While Peter Schiff and others talk of oil going to over $100 again, I believe his reasoning, from a weaker dollar perspective, is off in its timing. Treasuries, confirm this thinking. Treasuries have been getting stronger despite the dollar, priced in other currencies that are rising, getting weaker. The reason is, people are shedding riskier assets and moving towards the safety provided by Treasuries, gold and silver.
As businesses cut back, as consumers cut back, as governments cut back, prices will fall. There will be less need for oil and thus the price of oil will fall, barring any war rhetoric. These falling prices are healthy for a recovering economy. It is the Fed who tries to manipulate prices in its attempts to "stabilize" that gets in the way of this recovery.
Naturally, long term, the U.S. dollar and all other currencies will continue to decline priced in gold. But remember, prices of homes in the U.S., Japan and almost everywhere else in the world are declining. This is occurring despite all currencies losing over 160% to gold the last 10 years. The fact of the matter is gold will eventually separate itself from other commodities during this deflationary credit contraction. It has already started to, as the purchasing power of gold increases during deflation.
Come November 3rd, don't expect anything but more rhetoric coming from Bernanke and the Fed. Why should they have to actually do anything if they can "talk" the markets where they want them to go?

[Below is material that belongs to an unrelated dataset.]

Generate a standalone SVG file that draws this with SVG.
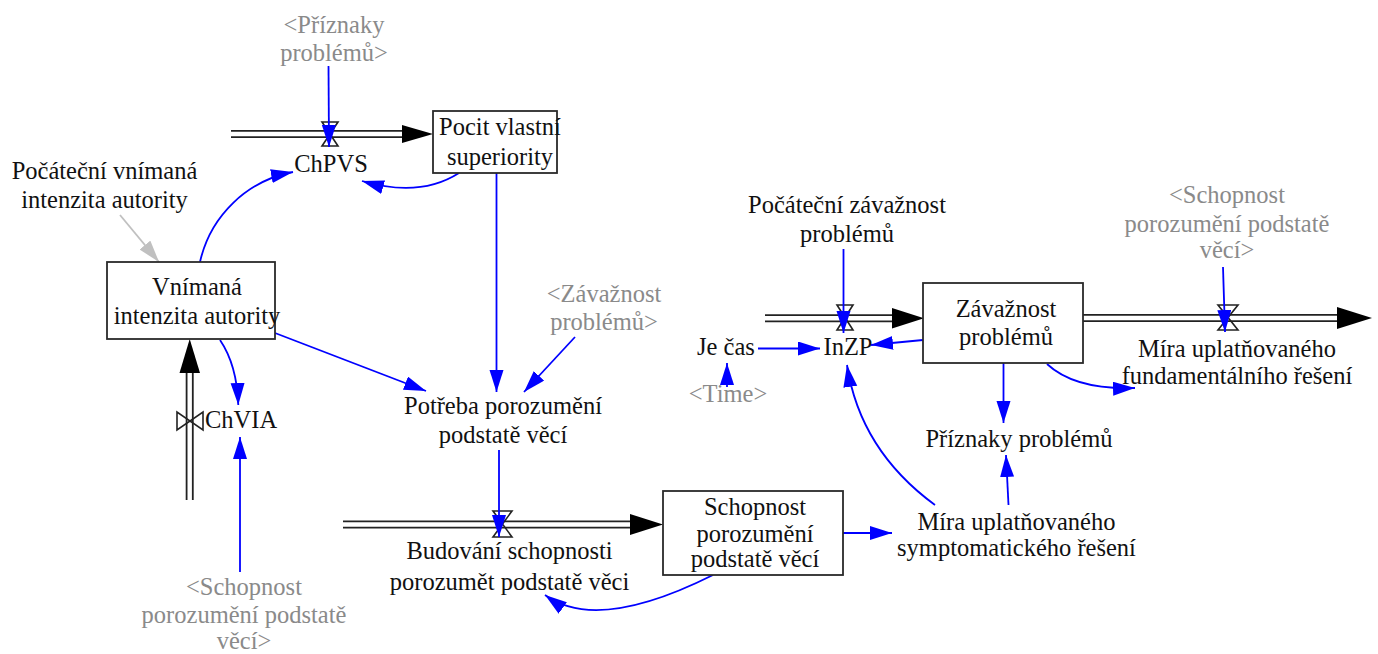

Right now we're seeing a bounce in the Dollar Index and a fall in the price of gold. Long term, holders of physical gold care not that it falls 20% on its way to 100% and higher gains. Dollar cost averaging into a position makes sense. In this case, you actually hope the price of gold goes lower so you can get a better overall average price. When the Fed actually does move from "talk" to actual QE2, QE3 and QE infinity, which they will, along with more bailouts of anything and everything, you'll be glad you have a position in gold.